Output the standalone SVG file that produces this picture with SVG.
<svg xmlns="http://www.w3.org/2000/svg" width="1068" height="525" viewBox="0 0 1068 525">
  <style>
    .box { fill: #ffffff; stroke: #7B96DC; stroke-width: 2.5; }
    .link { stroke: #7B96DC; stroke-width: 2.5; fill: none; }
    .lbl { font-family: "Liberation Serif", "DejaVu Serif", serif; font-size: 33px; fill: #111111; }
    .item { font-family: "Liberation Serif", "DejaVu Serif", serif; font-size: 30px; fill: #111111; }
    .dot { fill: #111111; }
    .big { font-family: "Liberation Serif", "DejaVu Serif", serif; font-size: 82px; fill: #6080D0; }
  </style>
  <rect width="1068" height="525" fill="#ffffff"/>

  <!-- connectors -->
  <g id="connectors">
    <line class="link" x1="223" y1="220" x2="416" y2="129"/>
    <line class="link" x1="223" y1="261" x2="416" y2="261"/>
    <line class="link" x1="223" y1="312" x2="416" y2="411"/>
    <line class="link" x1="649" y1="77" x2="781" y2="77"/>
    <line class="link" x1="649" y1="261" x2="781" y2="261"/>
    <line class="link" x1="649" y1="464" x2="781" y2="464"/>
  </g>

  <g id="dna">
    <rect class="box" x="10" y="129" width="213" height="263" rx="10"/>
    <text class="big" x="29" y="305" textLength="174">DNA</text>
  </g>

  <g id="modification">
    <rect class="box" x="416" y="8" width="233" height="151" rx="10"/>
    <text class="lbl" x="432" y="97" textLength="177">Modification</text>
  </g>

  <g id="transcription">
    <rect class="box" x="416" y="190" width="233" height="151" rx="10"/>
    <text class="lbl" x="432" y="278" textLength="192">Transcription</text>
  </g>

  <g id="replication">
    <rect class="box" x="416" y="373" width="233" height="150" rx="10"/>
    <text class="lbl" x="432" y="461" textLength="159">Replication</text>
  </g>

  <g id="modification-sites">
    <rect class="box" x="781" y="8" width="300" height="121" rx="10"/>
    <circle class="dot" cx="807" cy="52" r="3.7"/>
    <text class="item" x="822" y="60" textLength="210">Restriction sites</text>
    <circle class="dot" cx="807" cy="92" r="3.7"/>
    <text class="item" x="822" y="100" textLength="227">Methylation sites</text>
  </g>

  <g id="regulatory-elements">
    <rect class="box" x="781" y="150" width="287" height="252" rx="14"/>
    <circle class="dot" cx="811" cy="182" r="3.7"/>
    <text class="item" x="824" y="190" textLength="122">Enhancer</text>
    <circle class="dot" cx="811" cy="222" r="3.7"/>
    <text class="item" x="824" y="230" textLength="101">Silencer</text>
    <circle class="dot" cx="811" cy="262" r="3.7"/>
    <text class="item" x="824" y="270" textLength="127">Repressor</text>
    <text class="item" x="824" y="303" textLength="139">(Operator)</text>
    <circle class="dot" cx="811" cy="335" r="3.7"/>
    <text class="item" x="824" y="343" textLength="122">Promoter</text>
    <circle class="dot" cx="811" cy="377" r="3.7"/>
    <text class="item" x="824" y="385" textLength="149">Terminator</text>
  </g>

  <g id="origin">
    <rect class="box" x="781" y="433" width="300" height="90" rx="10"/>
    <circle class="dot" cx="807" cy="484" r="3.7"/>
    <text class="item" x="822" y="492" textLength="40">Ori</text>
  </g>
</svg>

> [Work required]: Extract all the material, leaving every line as it is.

> [Exercise result]:
Output the standalone SVG file that produces this picture with SVG.
<svg xmlns="http://www.w3.org/2000/svg" width="1068" height="525" viewBox="0 0 1068 525">
  <style>
    .box { fill: #ffffff; stroke: #7B96DC; stroke-width: 2.5; }
    .link { stroke: #7B96DC; stroke-width: 2.5; fill: none; }
    .lbl { font-family: "Liberation Serif", "DejaVu Serif", serif; font-size: 33px; fill: #111111; }
    .item { font-family: "Liberation Serif", "DejaVu Serif", serif; font-size: 30px; fill: #111111; }
    .dot { fill: #111111; }
    .big { font-family: "Liberation Serif", "DejaVu Serif", serif; font-size: 82px; fill: #6080D0; }
  </style>
  <rect width="1068" height="525" fill="#ffffff"/>

  <!-- connectors -->
  <g id="connectors">
    <line class="link" x1="223" y1="220" x2="416" y2="129"/>
    <line class="link" x1="223" y1="261" x2="416" y2="261"/>
    <line class="link" x1="223" y1="312" x2="416" y2="411"/>
    <line class="link" x1="649" y1="77" x2="781" y2="77"/>
    <line class="link" x1="649" y1="261" x2="781" y2="261"/>
    <line class="link" x1="649" y1="464" x2="781" y2="464"/>
  </g>

  <g id="dna">
    <rect class="box" x="10" y="129" width="213" height="263" rx="10"/>
    <text class="big" x="29" y="305" textLength="174">DNA</text>
  </g>

  <g id="modification">
    <rect class="box" x="416" y="8" width="233" height="151" rx="10"/>
    <text class="lbl" x="432" y="97" textLength="177">Modification</text>
  </g>

  <g id="transcription">
    <rect class="box" x="416" y="190" width="233" height="151" rx="10"/>
    <text class="lbl" x="432" y="278" textLength="192">Transcription</text>
  </g>

  <g id="replication">
    <rect class="box" x="416" y="373" width="233" height="150" rx="10"/>
    <text class="lbl" x="432" y="461" textLength="159">Replication</text>
  </g>

  <g id="modification-sites">
    <rect class="box" x="781" y="8" width="300" height="121" rx="10"/>
    <circle class="dot" cx="807" cy="52" r="3.7"/>
    <text class="item" x="822" y="60" textLength="210">Restriction sites</text>
    <circle class="dot" cx="807" cy="92" r="3.7"/>
    <text class="item" x="822" y="100" textLength="227">Methylation sites</text>
  </g>

  <g id="regulatory-elements">
    <rect class="box" x="781" y="150" width="287" height="252" rx="14"/>
    <circle class="dot" cx="811" cy="182" r="3.7"/>
    <text class="item" x="824" y="190" textLength="122">Enhancer</text>
    <circle class="dot" cx="811" cy="222" r="3.7"/>
    <text class="item" x="824" y="230" textLength="101">Silencer</text>
    <circle class="dot" cx="811" cy="262" r="3.7"/>
    <text class="item" x="824" y="270" textLength="127">Repressor</text>
    <text class="item" x="824" y="303" textLength="139">(Operator)</text>
    <circle class="dot" cx="811" cy="335" r="3.7"/>
    <text class="item" x="824" y="343" textLength="122">Promoter</text>
    <circle class="dot" cx="811" cy="377" r="3.7"/>
    <text class="item" x="824" y="385" textLength="149">Terminator</text>
  </g>

  <g id="origin">
    <rect class="box" x="781" y="433" width="300" height="90" rx="10"/>
    <circle class="dot" cx="807" cy="484" r="3.7"/>
    <text class="item" x="822" y="492" textLength="40">Ori</text>
  </g>
</svg>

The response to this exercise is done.